What should be on a slider lock bag launch checklist for ecommerce brands?
Include product dimensions, packed thickness, target bag size, film type, gauge, slider color, print method, artwork files, compliance copy, quantity tiers, budget, delivery address, and launch deadline. Add fit tests, slider function checks, barcode or QR scans, outer mailer fit, pack-out speed, and approval dates.
Are slider lock bags better than regular zip bags for ecommerce packaging?
They are better when customers need to reopen and reuse the bag or when an easier closure supports the product experience. Regular zip bags are usually cheaper and flatter, so they can be better for one-time packaging or tight budgets. Slider bags cost more and take up slightly more space, but they often improve convenience and perceived quality.
How do I choose the right size slider lock bags for an ecommerce launch?
Measure the real product after folding, bundling, or adding inserts. Allow room for thickness, packing variance, and slider headspace. If the item is bulky, sharp, soft, or sold as a multi-piece kit, test a physical sample before production. Paper dimensions are useful, but the filled bag tells the truth.
What affects the cost of custom slider lock bags for ecommerce brands?
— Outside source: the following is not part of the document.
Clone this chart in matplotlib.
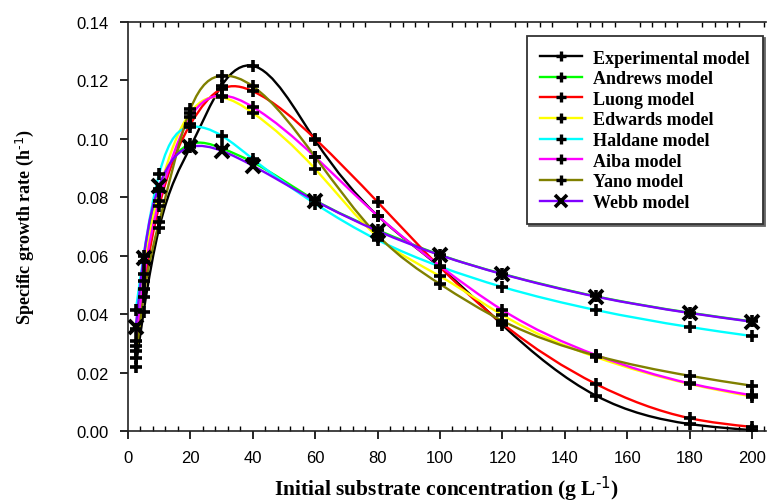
import numpy as np
import matplotlib
matplotlib.use("Agg")
import matplotlib.pyplot as plt
from matplotlib.path import Path
from matplotlib.patches import PathPatch
from matplotlib.lines import Line2D
from matplotlib.ticker import MultipleLocator, FormatStrFormatter

# ---------------- data ----------------
substrate = [2.5, 5, 10, 20, 30, 40, 60, 80, 100, 120, 150, 180, 200]
experimental = [0.0219, 0.0407, 0.0695, 0.0972, 0.1182, 0.1250, 0.0995, 0.0737, 0.0561, 0.0363, 0.0121, 0.0024, 0.0003]
andrews = [0.0350, 0.0580, 0.0830, 0.0982, 0.0968, 0.0920, 0.0790, 0.0688, 0.0603, 0.0538, 0.0461, 0.0405, 0.0375]
luong = [0.0274, 0.0486, 0.0770, 0.1050, 0.1171, 0.1163, 0.1000, 0.0784, 0.0561, 0.0368, 0.0161, 0.0044, 0.0014]
edwards = [0.0309, 0.0537, 0.0820, 0.1090, 0.1142, 0.1089, 0.0897, 0.0665, 0.0530, 0.0397, 0.0253, 0.0161, 0.0118]
haldane = [0.0413, 0.0600, 0.0880, 0.1041, 0.1011, 0.0931, 0.0778, 0.0654, 0.0563, 0.0493, 0.0414, 0.0356, 0.0325]
aiba = [0.0290, 0.0515, 0.0788, 0.1075, 0.1148, 0.1109, 0.0938, 0.0737, 0.0565, 0.0414, 0.0260, 0.0163, 0.0122]
yano = [0.0250, 0.0460, 0.0715, 0.1102, 0.1216, 0.1180, 0.0938, 0.0670, 0.0503, 0.0377, 0.0258, 0.0189, 0.0155]
webb = [0.0356, 0.0592, 0.0839, 0.0972, 0.0959, 0.0908, 0.0788, 0.0685, 0.0602, 0.0537, 0.0460, 0.0404, 0.0374]

labels = ["Experimental model", "Andrews model", "Luong model", "Edwards model",
          "Haldane model", "Aiba model", "Yano model", "Webb model"]
series = [experimental, andrews, luong, edwards, haldane, aiba, yano, webb]
colors = ["#000000", "#00FF00", "#FF0000", "#FFFF00", "#00FFFF", "#FF00FF", "#808000", "#8000FF"]
markers = ["+", "+", "+", "+", "+", "+", "+", "x"]


def spline_path(x, y):
    """Natural cubic spline through the points, expressed as Bezier segments."""
    x = np.asarray(x, float)
    y = np.asarray(y, float)
    n = len(x)
    h = np.diff(x)
    A = np.zeros((n, n))
    r = np.zeros(n)
    A[0, 0] = A[-1, -1] = 1.0
    for i in range(1, n - 1):
        A[i, i - 1] = h[i - 1]
        A[i, i] = 2 * (h[i - 1] + h[i])
        A[i, i + 1] = h[i]
        r[i] = 6 * ((y[i + 1] - y[i]) / h[i] - (y[i] - y[i - 1]) / h[i - 1])
    M = np.linalg.solve(A, r)
    m = np.zeros(n)
    for i in range(n - 1):
        m[i] = (y[i + 1] - y[i]) / h[i] - h[i] * (2 * M[i] + M[i + 1]) / 6
    m[-1] = (y[-1] - y[-2]) / h[-1] + h[-1] * (M[-2] + 2 * M[-1]) / 6
    verts = [(x[0], y[0])]
    codes = [Path.MOVETO]
    for i in range(n - 1):
        verts += [(x[i] + h[i] / 3, y[i] + m[i] * h[i] / 3),
                  (x[i + 1] - h[i] / 3, y[i + 1] - m[i + 1] * h[i] / 3),
                  (x[i + 1], y[i + 1])]
        codes += [Path.CURVE4] * 3
    return Path(verts, codes)


plt.rcParams["font.family"] = ["Liberation Sans", "DejaVu Sans"]
plt.rcParams["mathtext.default"] = "regular"

fig = plt.figure(figsize=(7.71, 5.02), dpi=100)
ax = fig.add_axes([128 / 771, 1 - 432 / 502, 638 / 771, 409 / 502])

for ys, c in zip(series, colors):
    ax.add_patch(PathPatch(spline_path(substrate, ys), fill=False, edgecolor=c,
                           lw=1.7, transform=ax.transData, zorder=2))
for ys, mk in zip(series, markers):
    if mk == "+":
        ax.plot(substrate, ys, ls="none", marker="+", ms=8, mew=2.6, color="k", zorder=3)
    else:
        ax.plot(substrate, ys, ls="none", marker="x", ms=9.5, mew=2.8, color="k", zorder=4)

ax.set_xlim(0, 204.5)
ax.set_ylim(0, 0.14)
ax.xaxis.set_major_locator(MultipleLocator(20))
ax.xaxis.set_minor_locator(MultipleLocator(4))
ax.yaxis.set_major_locator(MultipleLocator(0.02))
ax.yaxis.set_major_formatter(FormatStrFormatter("%.2f"))

ax.spines["right"].set_visible(False)
for s in ["left", "bottom", "top"]:
    ax.spines[s].set_linewidth(1.2)
    ax.spines[s].set_color("#222222")

ax.tick_params(axis="x", which="major", direction="out", length=6, width=1.2,
               top=False, bottom=True, labelsize=12, pad=8)
ax.tick_params(axis="x", which="minor", direction="in", length=3.5, width=1.0,
               top=True, bottom=True)
ax.tick_params(axis="y", which="major", direction="out", length=6, width=1.2,
               labelsize=12, pad=8, right=False)

serif = ["Liberation Serif", "DejaVu Serif"]
ax.set_xlabel(r"Initial substrate concentration (g L$^{\text{-1}}$)", fontsize=15.5,
              fontweight="bold", family=serif, va="center")
ax.xaxis.set_label_coords(0.5, (432 - 489) / 409)
ax.set_ylabel(r"Specific growth rate (h$^{\text{-1}}$)", fontsize=13,
              fontweight="bold", family=serif, va="center")
ax.yaxis.set_label_coords((25 - 128) / 638, 0.5)

handles = []
for c, mk in zip(colors, markers):
    if mk == "+":
        handles.append(Line2D([], [], color=c, lw=1.7, marker="+", ms=7.5, mew=2.4, mec="k"))
    else:
        handles.append(Line2D([], [], color=c, lw=1.7, marker="x", ms=8, mew=2.6, mec="k"))
leg = ax.legend(handles, labels, loc="upper right",
                bbox_to_anchor=((763 - 128) / 638, (432 - 37) / 409),
                prop={"family": serif, "weight": "bold", "size": 13},
                frameon=True, fancybox=False, edgecolor="#333333",
                handlelength=2.3, handletextpad=0.6, labelspacing=0.2,
                borderpad=0.75, borderaxespad=0, numpoints=1,
                shadow={"ox": 1.5, "oy": -1.5, "color": "#666666", "alpha": 1.0})
leg.get_frame().set_linewidth(1.3)

fig.savefig("out.png", dpi=100)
The main drivers are bag size, film gauge, slider type, print colors, print coverage, order quantity, setup charges, sampling, and freight. Higher quantities usually reduce unit cost because setup and machine time are spread across more bags. Rush production, late artwork changes, and expedited shipping can raise the landed cost quickly.
How early should ecommerce brands order slider lock bags before a brand launch?
Start quoting as soon as product dimensions and launch quantities are reasonably clear. Build in time for artwork proofing, sample testing if needed, production, quality checks, shipping, and warehouse receiving. Start earlier for fully custom printed bags, multiple SKUs, special films, or packaging needed before photography, kitting, or influencer seeding.